───── PROVIDED RECORDS ─────

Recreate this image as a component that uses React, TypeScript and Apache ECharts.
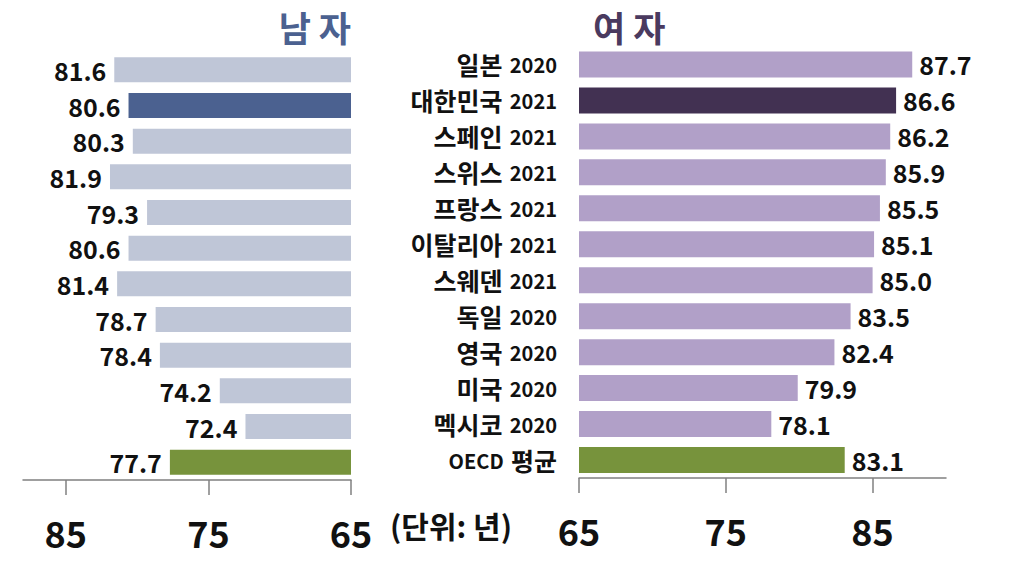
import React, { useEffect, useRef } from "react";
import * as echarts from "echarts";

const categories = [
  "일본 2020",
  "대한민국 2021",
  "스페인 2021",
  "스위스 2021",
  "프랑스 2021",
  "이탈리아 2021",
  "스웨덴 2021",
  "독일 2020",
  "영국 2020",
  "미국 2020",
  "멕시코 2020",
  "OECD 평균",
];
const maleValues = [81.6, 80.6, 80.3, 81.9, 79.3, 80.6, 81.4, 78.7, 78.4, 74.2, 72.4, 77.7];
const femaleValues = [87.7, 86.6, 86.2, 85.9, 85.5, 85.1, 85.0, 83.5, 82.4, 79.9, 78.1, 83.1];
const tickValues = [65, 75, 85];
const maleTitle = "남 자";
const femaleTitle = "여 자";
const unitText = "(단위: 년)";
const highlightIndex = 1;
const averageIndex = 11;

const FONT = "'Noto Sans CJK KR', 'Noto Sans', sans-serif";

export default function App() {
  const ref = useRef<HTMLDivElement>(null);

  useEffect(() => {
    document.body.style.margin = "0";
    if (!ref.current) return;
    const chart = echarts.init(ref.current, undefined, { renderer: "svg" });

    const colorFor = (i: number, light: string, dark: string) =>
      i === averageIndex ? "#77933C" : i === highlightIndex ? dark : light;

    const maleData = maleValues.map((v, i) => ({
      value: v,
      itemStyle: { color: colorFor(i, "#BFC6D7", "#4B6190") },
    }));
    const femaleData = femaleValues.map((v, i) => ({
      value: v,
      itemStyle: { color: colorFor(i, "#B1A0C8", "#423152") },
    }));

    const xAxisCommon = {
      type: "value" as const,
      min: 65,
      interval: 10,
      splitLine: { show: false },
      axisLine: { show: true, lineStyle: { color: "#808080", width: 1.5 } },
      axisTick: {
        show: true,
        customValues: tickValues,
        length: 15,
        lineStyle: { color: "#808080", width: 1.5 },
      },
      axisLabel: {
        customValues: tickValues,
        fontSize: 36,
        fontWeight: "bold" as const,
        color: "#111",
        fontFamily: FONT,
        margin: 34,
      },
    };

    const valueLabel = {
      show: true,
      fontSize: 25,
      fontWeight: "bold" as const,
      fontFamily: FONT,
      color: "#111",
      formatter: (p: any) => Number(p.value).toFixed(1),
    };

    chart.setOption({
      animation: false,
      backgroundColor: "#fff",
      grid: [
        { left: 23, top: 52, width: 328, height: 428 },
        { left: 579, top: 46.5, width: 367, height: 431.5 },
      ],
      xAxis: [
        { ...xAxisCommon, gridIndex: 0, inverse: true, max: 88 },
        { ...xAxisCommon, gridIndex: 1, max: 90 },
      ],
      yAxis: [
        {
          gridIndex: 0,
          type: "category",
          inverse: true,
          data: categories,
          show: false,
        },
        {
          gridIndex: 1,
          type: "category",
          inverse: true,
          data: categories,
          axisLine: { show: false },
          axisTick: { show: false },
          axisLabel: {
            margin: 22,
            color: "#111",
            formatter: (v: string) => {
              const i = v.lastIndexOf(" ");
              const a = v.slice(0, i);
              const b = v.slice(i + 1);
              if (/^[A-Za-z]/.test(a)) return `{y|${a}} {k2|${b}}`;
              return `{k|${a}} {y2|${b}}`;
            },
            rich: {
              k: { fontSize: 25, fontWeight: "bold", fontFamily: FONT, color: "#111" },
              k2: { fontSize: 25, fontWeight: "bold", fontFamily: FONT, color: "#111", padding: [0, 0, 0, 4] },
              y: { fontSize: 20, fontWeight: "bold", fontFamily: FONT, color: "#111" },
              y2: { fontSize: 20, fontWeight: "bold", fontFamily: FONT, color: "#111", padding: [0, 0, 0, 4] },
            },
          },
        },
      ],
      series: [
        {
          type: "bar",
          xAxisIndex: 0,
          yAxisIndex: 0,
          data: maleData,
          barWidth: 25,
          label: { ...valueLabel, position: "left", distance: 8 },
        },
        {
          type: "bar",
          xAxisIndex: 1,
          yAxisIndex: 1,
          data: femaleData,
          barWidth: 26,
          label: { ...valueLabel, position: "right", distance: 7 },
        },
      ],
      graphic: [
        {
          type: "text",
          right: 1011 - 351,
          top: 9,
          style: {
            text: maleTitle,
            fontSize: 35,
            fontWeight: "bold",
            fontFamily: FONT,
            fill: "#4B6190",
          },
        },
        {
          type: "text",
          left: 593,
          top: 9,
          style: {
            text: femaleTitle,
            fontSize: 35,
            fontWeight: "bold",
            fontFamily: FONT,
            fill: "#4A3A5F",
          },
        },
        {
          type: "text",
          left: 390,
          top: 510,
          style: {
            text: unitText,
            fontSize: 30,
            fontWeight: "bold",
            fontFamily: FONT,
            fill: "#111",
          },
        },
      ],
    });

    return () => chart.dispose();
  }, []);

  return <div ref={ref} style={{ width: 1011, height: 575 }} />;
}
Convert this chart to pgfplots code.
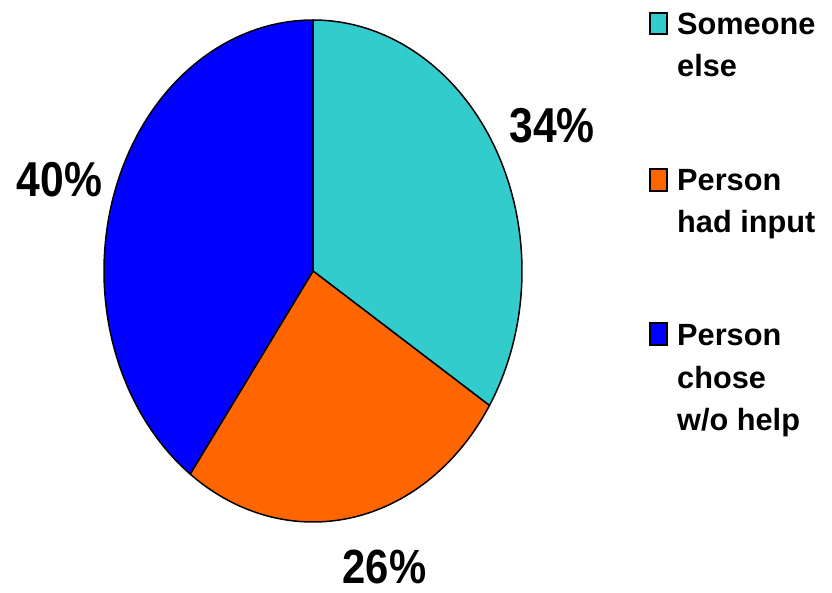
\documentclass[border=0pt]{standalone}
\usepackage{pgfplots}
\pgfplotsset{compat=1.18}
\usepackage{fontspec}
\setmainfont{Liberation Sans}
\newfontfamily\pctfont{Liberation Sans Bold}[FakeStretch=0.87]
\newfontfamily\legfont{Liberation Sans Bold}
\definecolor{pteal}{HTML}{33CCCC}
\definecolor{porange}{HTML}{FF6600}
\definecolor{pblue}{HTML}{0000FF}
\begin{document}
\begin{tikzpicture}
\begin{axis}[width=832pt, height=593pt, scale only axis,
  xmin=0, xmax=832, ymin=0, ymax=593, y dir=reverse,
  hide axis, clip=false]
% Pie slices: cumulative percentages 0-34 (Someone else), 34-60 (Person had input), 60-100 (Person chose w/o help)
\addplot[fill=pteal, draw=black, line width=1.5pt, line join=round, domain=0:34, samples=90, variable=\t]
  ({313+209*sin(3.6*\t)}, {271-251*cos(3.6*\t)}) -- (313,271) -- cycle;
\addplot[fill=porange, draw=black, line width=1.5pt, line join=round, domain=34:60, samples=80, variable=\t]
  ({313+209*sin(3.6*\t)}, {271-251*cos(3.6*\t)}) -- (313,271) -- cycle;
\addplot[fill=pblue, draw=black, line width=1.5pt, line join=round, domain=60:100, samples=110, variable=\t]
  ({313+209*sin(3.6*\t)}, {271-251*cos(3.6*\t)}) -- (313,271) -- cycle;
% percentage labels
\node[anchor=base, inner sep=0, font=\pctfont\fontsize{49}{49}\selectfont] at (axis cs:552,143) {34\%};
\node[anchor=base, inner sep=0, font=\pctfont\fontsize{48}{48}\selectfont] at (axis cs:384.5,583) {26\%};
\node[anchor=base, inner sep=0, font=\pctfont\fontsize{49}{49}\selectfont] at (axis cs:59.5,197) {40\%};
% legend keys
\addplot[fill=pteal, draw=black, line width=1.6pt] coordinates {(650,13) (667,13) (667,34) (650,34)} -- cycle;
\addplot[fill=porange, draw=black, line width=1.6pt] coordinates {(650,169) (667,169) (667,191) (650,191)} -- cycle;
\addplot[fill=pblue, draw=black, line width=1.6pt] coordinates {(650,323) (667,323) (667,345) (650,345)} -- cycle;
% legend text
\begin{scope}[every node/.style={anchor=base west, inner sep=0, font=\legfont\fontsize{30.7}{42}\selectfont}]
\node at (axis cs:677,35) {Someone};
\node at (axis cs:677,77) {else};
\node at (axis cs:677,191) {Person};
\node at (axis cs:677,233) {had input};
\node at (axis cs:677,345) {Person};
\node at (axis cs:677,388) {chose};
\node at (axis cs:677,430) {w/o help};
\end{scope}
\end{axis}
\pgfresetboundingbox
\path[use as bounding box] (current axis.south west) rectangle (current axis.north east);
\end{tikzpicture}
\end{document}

─────

- SET EXERCISE:
In the records, locate each line holding the string "this" and copy it.

- WORKED ANSWER:
Recreate this image as a component that uses React, TypeScript and Apache ECharts.
Convert this chart to pgfplots code.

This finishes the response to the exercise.